The letter from Range Resources’s Laural Ziemba on Nov. 1 made the correct claim that burning natural gas is preferable to coal with regard to carbon dioxide emissions.  However, her statement that "Operators in the Marcellus and elsewhere have helped reduce our country’s use of coal by almost 40% since 2008, bringing America’s CO2 levels to their lowest in 20 years" is not correct and may possibly be a misstatement.  

According to the Natural Gas Industry’s “EnergyINDepth” trade group studies, the switch from coal to natural gas from Appalachia has reduced CO2 emissions for power production by 30% since 2005, a laudable result.  Unfortunately, the levels of CO2 both in Pennsylvania and over the globe have continued to increase unabated since 2005, and are now at their highest levels ever, and the rate of increase is growing.  

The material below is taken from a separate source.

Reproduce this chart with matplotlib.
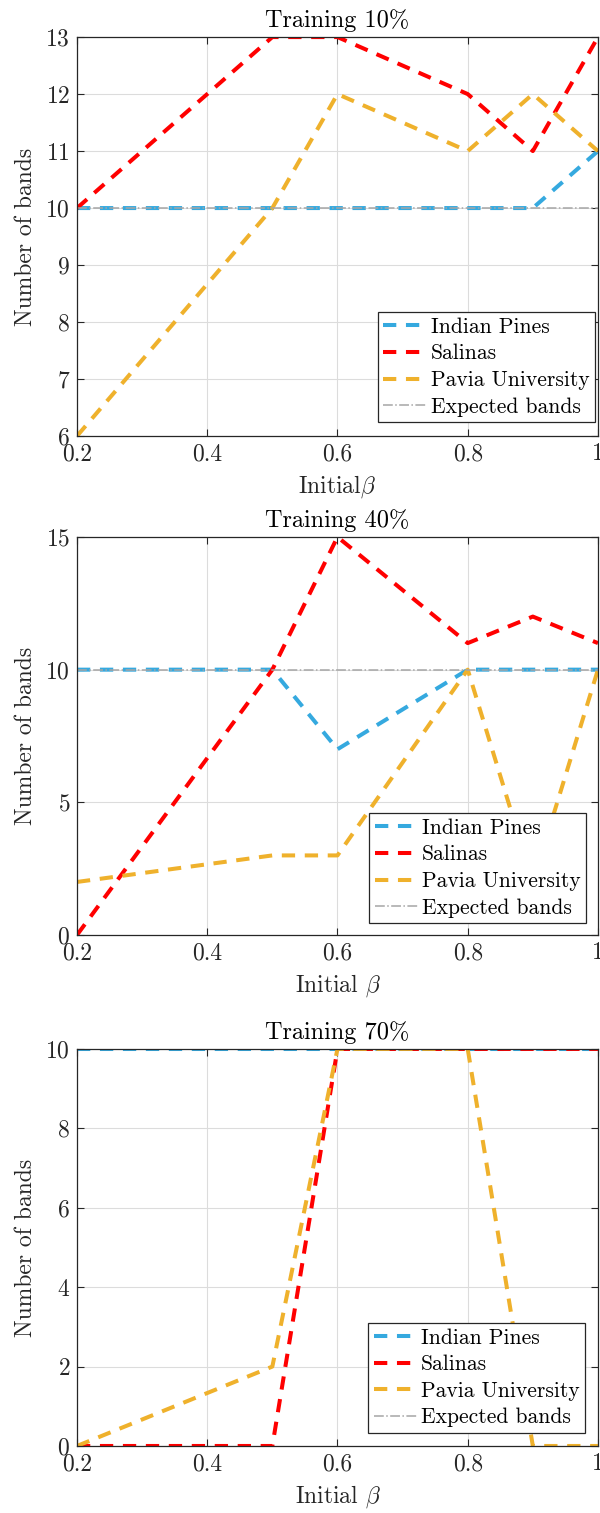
import matplotlib
matplotlib.use('Agg')
import matplotlib.pyplot as plt

plt.rcParams['font.family'] = ['cmr10']
plt.rcParams['mathtext.fontset'] = 'cm'
plt.rcParams['axes.formatter.use_mathtext'] = True

# x positions of the runs (initial beta)
beta = [0.2, 0.5, 0.6, 0.8, 0.9, 1.0]
expected = [10, 10, 10, 10, 10, 10]

# training 10%
indian_10 = [10, 10, 10, 10, 10, 11]
salinas_10 = [10, 13, 13, 12, 11, 13]
pavia_10 = [6, 10, 12, 11, 12, 11]

# training 40%
indian_40 = [10, 10, 7, 10, 10, 10]
salinas_40 = [0, 10, 15, 11, 12, 11]
pavia_40 = [2, 3, 3, 10, 2, 10]

# training 70%
indian_70 = [10, 10, 10, 10, 10, 10]
salinas_70 = [0, 0, 10, 10, 10, 10]
pavia_70 = [0, 2, 10, 10, 0, 0]

titles = ['Training 10%', 'Training 40%', 'Training 70%']
xlabels = [r'Initial$\beta$', r'Initial $\beta$', r'Initial $\beta$']
ylims = [(6, 13), (0, 15), (0, 10)]
yticks = [range(6, 14), [0, 5, 10, 15], [0, 2, 4, 6, 8, 10]]
xticks = [0.2, 0.4, 0.6, 0.8, 1.0]
xticklabels = ['0.2', '0.4', '0.6', '0.8', '1']
series_names = ['Indian Pines', 'Salinas', 'Pavia University', 'Expected bands']

c_blue = '#35A9DF'
c_red = '#FF0000'
c_orange = '#EFB12C'
c_gray = '#A6A6A6'
c_axes = '#262626'

data = [(indian_10, salinas_10, pavia_10),
        (indian_40, salinas_40, pavia_40),
        (indian_70, salinas_70, pavia_70)]

# axes rectangles in figure fraction (left, bottom, width, height)
rects = [(0.1283, 0.7118, 0.8683, 0.2637),
         (0.1283, 0.3820, 0.8683, 0.2631),
         (0.1283, 0.0443, 0.8683, 0.2624)]
legend_anchor = [(0.994, 0.035), (0.977, 0.030), (0.975, 0.033)]

fig = plt.figure(figsize=(6, 15.13), dpi=100)

for i in range(3):
    ax = fig.add_axes(rects[i])
    ind, sal, pav = data[i]
    dash = (3.3, 2.4)
    ax.plot(beta, ind, color=c_blue, lw=2.9, linestyle='--', dashes=dash, label=series_names[0])
    ax.plot(beta, sal, color=c_red, lw=2.9, linestyle='--', dashes=dash, label=series_names[1])
    ax.plot(beta, pav, color=c_orange, lw=2.9, linestyle='--', dashes=dash, label=series_names[2])
    ax.plot(beta, expected, color=c_gray, lw=1.1, linestyle='-.', label=series_names[3])

    ax.set_xlim(0.2, 1.0)
    ax.set_ylim(*ylims[i])
    ax.set_xticks(xticks)
    ax.set_xticklabels(xticklabels)
    ax.set_yticks(list(yticks[i]))
    ax.grid(True, color='#DCDCDC', lw=0.8)
    ax.set_axisbelow(True)
    ax.tick_params(direction='in', top=True, right=True, length=5, width=0.8,
                   colors=c_axes, labelsize=17, pad=5)
    for s in ax.spines.values():
        s.set_color(c_axes)
        s.set_linewidth(0.9)

    ax.set_title(titles[i], fontsize=17.5, color='black', pad=7)
    ax.set_xlabel(xlabels[i], fontsize=17, color=c_axes, labelpad=6)
    ax.set_ylabel('Number of bands', fontsize=17, color=c_axes, labelpad=6)

    leg = ax.legend(loc='lower right', bbox_to_anchor=legend_anchor[i], borderaxespad=0,
                    fontsize=15.5, fancybox=False, framealpha=1, edgecolor=c_axes,
                    handlelength=2.0, handletextpad=0.2, labelspacing=0.33,
                    borderpad=0.25)
    leg.get_frame().set_linewidth(0.9)

fig.savefig('out.png', dpi=100)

I work as an atmospheric scientist and have personally measured these increasing CO2 levels using a NASA weather satellite over the last 17 years, a result which is completely verified by a large number of ground-based measurements of CO2 by the National Oceanic and Atmospheric Administration. Switching to natural gas helps, but all fossil-fuel energy sources are still contributing to the rise in CO2 levels.

This is not a time to rest on our laurels with regard to the fast pace of climate warming.

L. Larrabee Strow
West Finley
Strow is research professor in the physics department of the University of Maryland-Baltimore County.